Stevens Inspires the Next Generation of Female Engineers
Introduce a Girl to Engineering Day at Brensinger Elementary encourages students and engineers
“I learned that just cause I’m a girl doesn’t mean I can’t do things guys could do.”
Those are the words of a student at Brensinger Elementary in Jersey City. They were written in response to a visit from Stevens Institute of Technology professors Maxine Fontaine and Stephanie Lee, Stevens students Cassie Nicholas, Jovanna Manzari, Gianna Ortiz and Sara Poor, and Stevens alumna Carly LaGrotta on February 23. The reason? Introduce a Girl to Engineering Day. The result? Inspiring an audience of almost 200 diverse girls.
Stevens’ engineers couldn’t be happier.
“I celebrate “Introduce a Girl to Engineering Day” to encourage girls who are interested to pursue engineering, and to show them that engineering is not only for boys,” Fontaine told Stevens. “I knew that I liked doing this type of thing but I didn’t know it was called engineering. I didn’t know such a job existed... until students visited my high school.”
Lee was equally motivated to speak to these girls, as she told Stevens. “I’ve seen a lot of girls shy away from STEM fields, just from preconceived notions or not knowing enough,” Lee said. “I’ve noticed girls tend to not think they're as good at math or shy away from those types of areas for a lot of societal reasons. I just want to encourage them.”
The Brensinger girls did not shy away. They were curious about the Stevens’ engineers demos of their different specialties, from the mechanics of motion and 3D printing to chemical engineering and building a canoe from scratch. They were excited to play with moldable plastic. They connected with the Stevens’ engineers stories about how they got into engineering. And they were hands-on with the demos -- especially professor Lee’s.
"She brought a clean suit with her and put a kid in it,” Fontaine explained. It was a hit with everyone, especially Lee. “I wanted to show them: This is what a woman engineer can look like,” Lee said. “And they loved it. I loved it!”
The best part of the event? Q&A. “My favorite part was seeing what questions the girls had,” Ortiz told Stevens. “They asked very insightful questions.” “The questions were interesting,” Fontaine said. “Very philosophical.” The first question was about the biggest challenges they faced as females in a male-dominated field -- and how they dealt with discrimination. “Everyone had a story,” Fontaine said, “which was sad. But it was also true.” And the girls could relate. “It was a little disheartening [to hear] it’s happening so early on,” Lee said, “especially when girls are outperforming boys in school. It should be the opposite.”
Thankfully, for all the talk of discrimination, there was much more encouragement. “My grandfather was an engineer,” Manzari shared. “He always inspired me to work hard, do what I love, and reach for my goals no matter what.”
“Especially as a Latina, I want to show girls that no matter what your background is you can achieve whatever you work towards and do not let anyone try and stop you,” Ortiz shared.

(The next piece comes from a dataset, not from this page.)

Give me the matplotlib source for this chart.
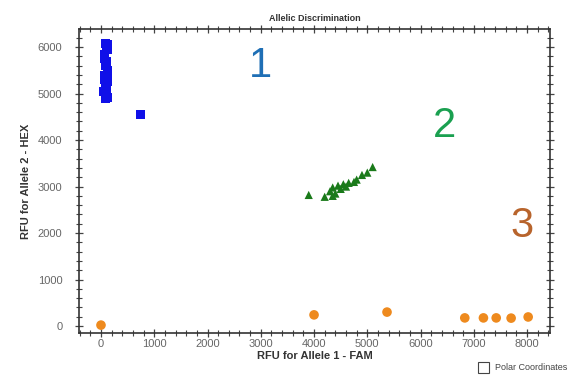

“It was such a great time,” said assistant principal and Stevens alumna Janeen Maniscalco. “I am so grateful to Stevens for all my wonderful experiences in the past and am just so happy to share them with my students.” Maniscalco is a STEM-focused assistant principal, introducing a 3D printer and an “escape the room” style engineering challenge to her students in addition to this event. “She wants her students to not be limited,” Lee said. “She’s awesome.”
Next year, Fontaine said, there will be more time for questions and answers. There will also be more small groups for demos -- and, hopefully, more Stevens students. “The undergrads have so much to offer,” Lee said, “They’re so relatable to these younger girls.”
If the opening quote from the Brensinger student is any indication, they’re already making an impact.